Nevertheless, it’s a pretty good set up for things to come since Ricky, played by Eric Freeman, narrates the flashbacks with an over-the-top, exaggerated evilness. It’s not convincing but it’s sure as hell funny. In fact, you may be familiar with the “Garbage Day” internet meme? I wasn’t until I researched this film a bit. Anyway, it comes from this movie, where Ricky blows away a guy taking out his garbage with a revolver, taunting “Garbage day!”
Interestingly, Eric Freeman, after a few minor TV roles, never made another appearance and was “off the grid” for many years, leading internet film buffs to speculate on his whereabouts. That mystery may be solved now since he showed up at a film screening of Silent Night, Deadly Night: Part 2 just a few days ago, as the website Finding Freeman informs us.
He looks like he’s aged well and appears to be happy and healthy. This is good because when I hear “missing” all sorts of sordid things run through my head.
Anyway, Silent Night, Deadly Night: Part 2 is some great, campy fun and if you just bear through the first forty minutes the last half more than makes up for it.
I have a couple of other films lined up that I haven’t got to yet: Silent Night (2012), the remake of Silent Night, Deadly Night
Black Christmas (1974), also known as Silent Night, Evil Night and Stranger In The House.
They seem like they will be full of cheer and merriment!

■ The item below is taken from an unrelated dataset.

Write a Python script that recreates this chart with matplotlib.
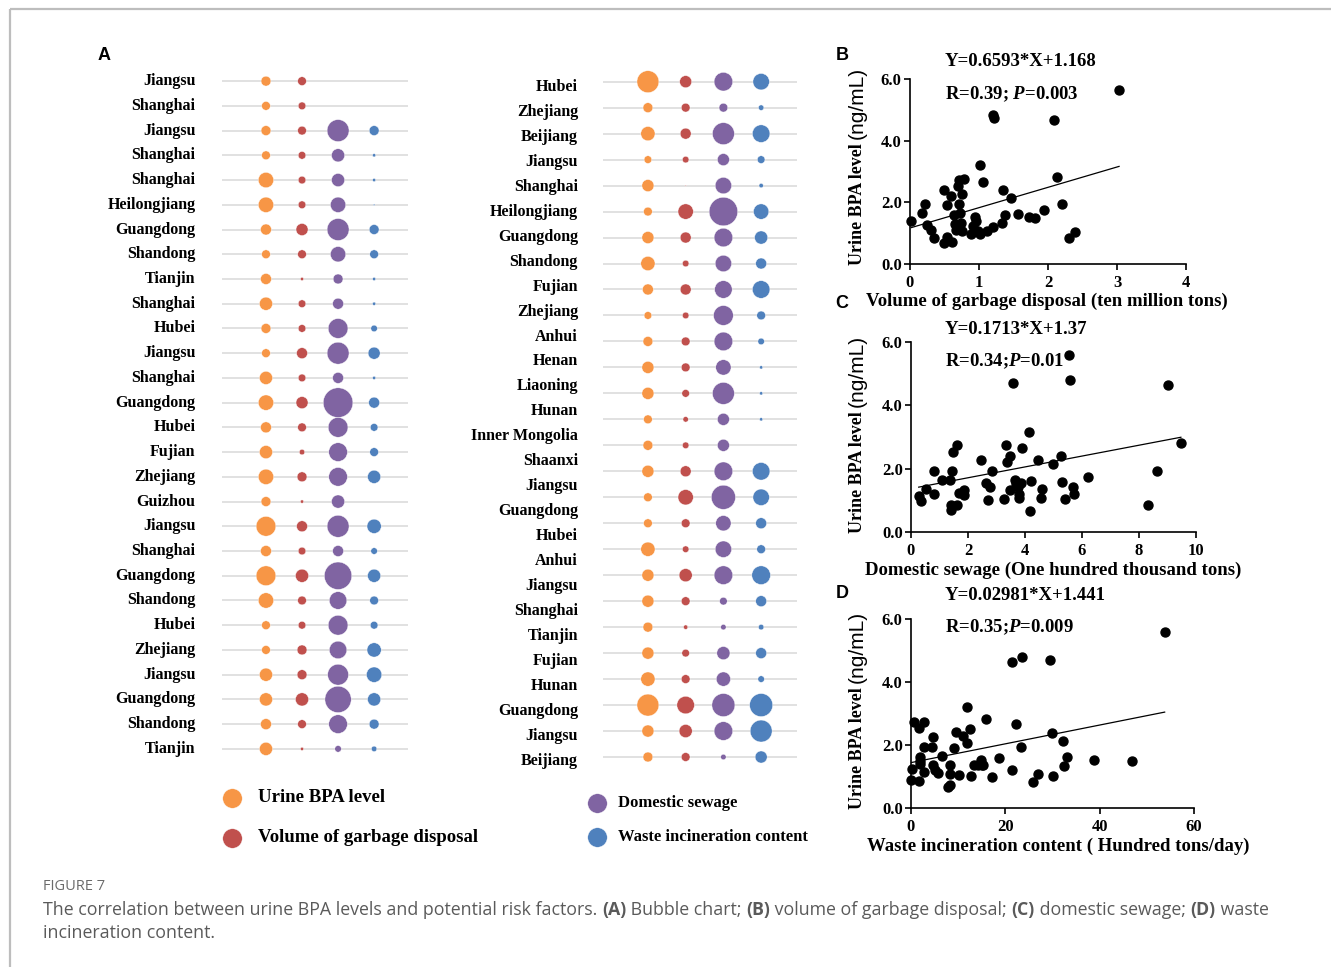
import numpy as np
import matplotlib.pyplot as plt

plt.rcParams["mathtext.fontset"] = "custom"
plt.rcParams["mathtext.rm"] = "Liberation Serif:bold"
plt.rcParams["mathtext.it"] = "Liberation Serif:bold:italic"

SERIF = "Liberation Serif"
SANS = "Liberation Sans"

# ---------------- bubble chart (A) ----------------
left_names = ["Jiangsu", "Shanghai", "Jiangsu", "Shanghai", "Shanghai", "Heilongjiang",
              "Guangdong", "Shandong", "Tianjin", "Shanghai", "Hubei", "Jiangsu",
              "Shanghai", "Guangdong", "Hubei", "Fujian", "Zhejiang", "Guizhou",
              "Jiangsu", "Shanghai", "Guangdong", "Shandong", "Hubei", "Zhejiang",
              "Jiangsu", "Guangdong", "Shandong", "Tianjin"]
left_bpa = [9, 8, 9, 8, 14, 14, 10, 8, 10, 12, 9, 8, 12, 14,
            10, 12, 14, 9, 18, 10, 18, 14, 8, 8, 12, 12, 10, 12]
left_garbage = [8, 7, 8, 7, 7, 7, 11, 8, 3, 7, 7, 10, 7, 11,
                8, 5, 9, 3, 10, 7, 12, 8, 7, 9, 9, 12, 8, 3]
left_sewage = [np.nan, np.nan, 20, 12, 12, 14, 20, 14, 9, 10, 18, 20, 10, 27,
               18, 17, 17, 12, 20, 10, 25, 16, 18, 16, 19, 24, 17, 6]
left_incin = [np.nan, np.nan, 9, 3, 3, 1.5, 9, 8, 3, 3, 6, 11, 3, 10,
              7, 8, 12, np.nan, 13, 6, 12, 8, 7, 13, 14, 12, 9, 5]

mid_names = ["Hubei", "Zhejiang", "Beijiang", "Jiangsu", "Shanghai", "Heilongjiang",
             "Guangdong", "Shandong", "Fujian", "Zhejiang", "Anhui", "Henan",
             "Liaoning", "Hunan", "Inner Mongolia", "Shaanxi", "Jiangsu", "Guangdong",
             "Hubei", "Anhui", "Jiangsu", "Shanghai", "Tianjin", "Fujian", "Hunan",
             "Guangdong", "Jiangsu", "Beijiang"]
mid_bpa = [20, 9, 13, 7, 11, 8, 11, 13, 10, 7, 9, 11, 11, 8,
           9, 11, 8, 8, 13, 11, 11, 9, 11, 13, 20, 11, 9]
mid_garbage = [11, 8, 10, 6, 1, 14, 10, 6, 10, 6, 8, 8, 7, 5,
               6, 10, 14, 8, 6, 12, 8, 4, 7, 8, 16, 12, 8]
mid_sewage = [17, 8, 20, 11, 15, 26, 17, 15, 16, 18, 17, 14, 20, 11,
              11, 17, 22, 14, 15, 17, 7, 5, 12, 13, 21, 17, 5]
mid_incin = [15, 5, 16, 7, 4, 14, 12, 10, 16, 8, 6, 3, 3, 3,
             np.nan, 16, 15, 10, 8, 17, 10, 5, 10, 6, 21, 20, 11]

series_names = ["Urine BPA level", "Volume of garbage disposal",
                "Domestic sewage", "Waste incineration content"]
series_colors = ["#F79646", "#C0504D", "#8064A2", "#4F81BD"]

# ---------------- scatter panels (B-D) ----------------
b_x = [0.02, 0.18, 0.22, 0.24, 0.30, 0.35, 0.49, 0.53, 0.49, 0.54, 0.60, 0.61,
       0.64, 0.65, 0.67, 0.69, 0.71, 0.71, 0.73, 0.74, 0.75, 0.75, 0.78, 0.69,
       0.88, 0.92, 0.94, 0.95, 0.98, 1.01, 1.01, 1.06, 1.12, 1.20, 1.22, 1.21,
       1.33, 1.35, 1.37, 1.46, 1.56, 1.73, 1.81, 1.94, 2.09, 2.13, 2.21, 2.31,
       2.39, 3.03]
b_y = [1.40, 1.65, 1.94, 1.25, 1.09, 0.83, 0.67, 0.86, 2.41, 1.90, 2.20, 0.71,
       1.58, 1.31, 1.11, 2.53, 2.73, 1.95, 1.65, 1.34, 2.28, 1.07, 2.77, 1.21,
       0.96, 1.23, 1.54, 1.40, 1.07, 3.20, 0.96, 2.67, 1.07, 4.84, 4.72, 1.21,
       1.32, 2.40, 1.58, 2.13, 1.62, 1.54, 1.49, 1.74, 4.67, 2.81, 1.93, 0.83,
       1.03, 5.64]

c_x = [0.27, 0.36, 0.53, 0.80, 0.82, 1.10, 1.40, 1.42, 1.38, 1.45, 1.47, 1.63,
       1.61, 1.67, 1.85, 1.87, 2.47, 2.62, 2.78, 2.83, 2.71, 3.25, 3.33, 3.37,
       3.48, 3.49, 3.58, 3.64, 3.68, 3.74, 3.79, 3.79, 3.86, 3.91, 4.15, 4.16,
       4.21, 4.47, 4.55, 4.61, 4.98, 5.26, 5.31, 5.40, 5.54, 5.57, 5.68, 5.71,
       6.20, 8.33, 8.63, 9.03, 9.47]
c_y = [1.14, 0.98, 1.35, 1.94, 1.21, 1.63, 0.86, 0.71, 1.63, 1.94, 2.53, 2.74,
       0.86, 1.23, 1.16, 1.32, 2.26, 1.56, 1.42, 1.92, 1.00, 1.03, 2.74, 2.20,
       2.40, 1.32, 4.71, 1.63, 1.51, 1.42, 1.21, 1.08, 1.56, 2.64, 3.16, 0.65,
       1.61, 2.27, 1.06, 1.37, 2.14, 2.39, 1.59, 1.03, 5.60, 4.81, 1.41, 1.20,
       1.75, 0.84, 1.94, 4.65, 2.81]

d_x = [0.07, 0.14, 0.71, 1.62, 1.62, 1.98, 1.98, 1.98, 2.75, 2.75, 2.75, 4.59,
       4.52, 4.59, 5.15, 5.65, 6.49, 7.83, 8.33, 8.19, 8.33, 9.17, 9.60, 10.16,
       11.08, 11.86, 11.86, 12.42, 12.63, 13.41, 14.26, 14.82, 15.03, 15.88,
       15.24, 17.2, 18.56, 21.38, 21.38, 22.30, 23.50, 23.36, 25.76, 26.89,
       29.50, 29.85, 30.06, 32.18, 32.46, 33.10, 38.88, 46.79, 53.78]
d_y = [0.88, 1.24, 2.74, 2.53, 0.85, 1.62, 1.49, 1.39, 2.73, 1.94, 1.15, 2.26,
       1.94, 1.36, 1.20, 1.11, 1.65, 0.66, 0.73, 1.36, 1.07, 1.91, 2.40, 1.06,
       2.29, 2.05, 3.22, 2.51, 1.02, 1.35, 1.35, 1.52, 1.37, 2.81, 1.36, 0.98,
       1.60, 1.20, 4.64, 2.66, 4.80, 1.94, 0.84, 1.09, 4.70, 2.39, 1.03, 2.13,
       1.33, 1.62, 1.52, 1.50, 5.60]

fits = {"B": (0.6593, 1.168), "C": (0.1713, 1.37), "D": (0.02981, 1.441)}

W, H = 1331, 967
fig = plt.figure(figsize=(W / 100, H / 100), dpi=100, facecolor="white")


def px_axes(x0, y0, x1, y1):
    return fig.add_axes([x0 / W, 1 - y1 / H, (x1 - x0) / W, (y1 - y0) / H])


# overlay in pixel units for frame, letters, legend and caption
ov = fig.add_axes([0, 0, 1, 1])
ov.set_xlim(0, W)
ov.set_ylim(H, 0)
ov.axis("off")
ov.plot([10, W], [9, 9], color="#BDBDBD", lw=1.6, solid_capstyle="butt")
ov.plot([10, 10], [9, H], color="#BDBDBD", lw=1.6, solid_capstyle="butt")

for letter, (lx, ly) in {"A": (104, 55), "B": (842, 55), "C": (842, 303),
                         "D": (842, 593)}.items():
    ov.text(lx, ly, letter, family=SANS, weight="bold", size=13,
            ha="center", va="center")

size_k = 0.79


def bubble_panel(box, columns, names, label_rows, pad):
    ax = px_axes(*box)
    n = len(columns[0])
    rows = np.arange(n)
    for r in rows:
        ax.axhline(r, color="#D9D9D9", lw=1.1, zorder=1)
    for j, (vals, col) in enumerate(zip(columns, series_colors)):
        v = np.asarray(vals, float)
        ok = ~np.isnan(v)
        ax.scatter(np.full(ok.sum(), j + 1), rows[ok], s=(v[ok] * size_k) ** 2,
                   color=col, edgecolor="white", linewidth=0.3, zorder=3)
    for name, ry in zip(names, label_rows):
        ax.annotate(name, xy=(0, ry), xycoords=ax.get_yaxis_transform(),
                    xytext=(-pad, 0), textcoords="offset points",
                    ha="right", va="center", family=SERIF, weight="bold",
                    size=11.5, annotation_clip=False)
    ax.axis("off")
    return ax


ax_l = bubble_panel((222, 70, 408, 760),
                    [left_bpa, left_garbage, left_sewage, left_incin],
                    left_names, np.arange(len(left_names)), 19)
ax_l.set_xlim(-0.22, 4.94)
ax_l.set_ylim(27.45, -0.45)

ax_m = bubble_panel((603, 70, 797, 770),
                    [mid_bpa, mid_garbage, mid_sewage, mid_incin],
                    mid_names, np.linspace(0.2, 26.15, len(mid_names)), 18)
ax_m.set_xlim(-0.19, 4.95)
ax_m.set_ylim(26.5, -0.45)

# legend
for i, (name, col) in enumerate(zip(series_names, series_colors)):
    lx = 232 if i < 2 else 597
    ly = [798, 838, 803, 837][i]
    ov.scatter([lx], [ly], s=(19 * 0.74) ** 2, color=col, edgecolor="white",
               linewidth=0.3)
    ov.text(lx + 26 if i < 2 else lx + 21, ly, name, family=SERIF, weight="bold",
            size=13.5 if i < 2 else 12, ha="left", va="center")


def scatter_panel(box, x, y, key, xmax, xstep, xlabel, eq_y, r_text, xl_x, xl_y):
    ax = px_axes(*box)
    ax.scatter(x, y, s=(9 * 0.72) ** 2, color="black", zorder=3, clip_on=False)
    slope, icpt = fits[key]
    xs = np.array([min(x), max(x)])
    ax.plot(xs, slope * xs + icpt, color="black", lw=0.9)
    ax.set_xlim(0, xmax)
    ax.set_ylim(0, 6)
    ax.set_xticks(np.arange(0, xmax + 0.1, xstep))
    ax.set_yticks([0, 2, 4, 6])
    ax.set_yticklabels([f"{v:.1f}" for v in [0, 2, 4, 6]])
    for s in ["top", "right"]:
        ax.spines[s].set_visible(False)
    for s in ["left", "bottom"]:
        ax.spines[s].set_linewidth(1.2)
    ax.tick_params(direction="out", length=4, width=1.2)
    ax.tick_params(axis="x", pad=4)
    ax.tick_params(axis="y", pad=2)
    for t in ax.get_xticklabels() + ax.get_yticklabels():
        t.set_family(SERIF)
        t.set_weight("bold")
        t.set_size(12)
    ax.patch.set_alpha(0)
    ov.text(945, eq_y, f"Y={slope}*X+{icpt}", family=SERIF, weight="bold",
            size=13.5, ha="left", va="center")
    ov.text(945, eq_y + 32, r_text, family=SERIF, weight="bold",
            size=13.5, ha="left", va="center")
    ov.text(xl_x, xl_y, xlabel, family=SERIF,
            weight="bold", size=13.5, ha="center", va="center")
    t1 = ov.text(857, box[3] + 1, "Urine BPA level ", rotation=90, ha="center",
                 va="bottom", family=SERIF, weight="bold", size=13)
    ov.annotate("(ng/mL)", xy=(0.5, 1), xycoords=t1, rotation=90, ha="center",
                va="bottom", family=SANS, size=15)
    return ax


scatter_panel((910, 79, 1186, 264), b_x, b_y, "B", 4, 1,
              "Volume of garbage disposal (ten million tons)", 62,
              r"R=0.39; $P$=0.003", 1047, 301)
scatter_panel((911, 342, 1196, 532), c_x, c_y, "C", 10, 2,
              "Domestic sewage (One hundred thousand tons)", 329,
              r"R=0.34;$P$=0.01", 1053, 570)
scatter_panel((911, 619, 1194, 808), d_x, d_y, "D", 60, 20,
              "Waste incineration content ( Hundred tons/day)", 595,
              r"R=0.35;$P$=0.009", 1058, 846)

# caption
ov.text(43, 886, "FIGURE 7", family="Open Sans", size=10.5, color="#6b6b6b",
        ha="left", va="center")
cap_color = "#5a5a5a"
cap_size = 12.8
pieces = [("The correlation between urine BPA levels and potential risk factors. ", "normal"),
          ("(A)", "bold"), (" Bubble chart; ", "normal"),
          ("(B)", "bold"), (" volume of garbage disposal; ", "normal"),
          ("(C)", "bold"), (" domestic sewage; ", "normal"),
          ("(D)", "bold"), (" waste", "normal")]
prev = ov.text(43, 910, pieces[0][0], family="Open Sans", size=cap_size,
               color=cap_color, ha="left", va="center")
for txt, wt in pieces[1:]:
    prev = ov.annotate(txt, xy=(1, 0), xycoords=prev, ha="left", va="bottom",
                       family="Open Sans", size=cap_size, color=cap_color, weight=wt)
ov.text(43, 933, "incineration content.", family="Open Sans", size=cap_size,
        color=cap_color, ha="left", va="center")

fig.savefig("out.png", dpi=100, facecolor="white")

So if you’ve got the holiday blues and you’re sick of the standard Christmas movie fare, give these a try! Actually, It’s A Wonderful Life is probably one of my top ten favorite all time films, along with The Sound of Music and Apocalypse Now, but, quite frankly, I’m getting kind of sick of watching it every Christmas. Besides, hasn’t Santa ever seemed kind of creepy to you? “He sees you when you’re sleeping, he knows when you’re awake…” *shiver*
Lock the doors, turn out the lights, get some milk, cookies and egg nog and hope (pray) that you’ve been good all year while you enjoy these heartwarming holiday films on Christmas Eve.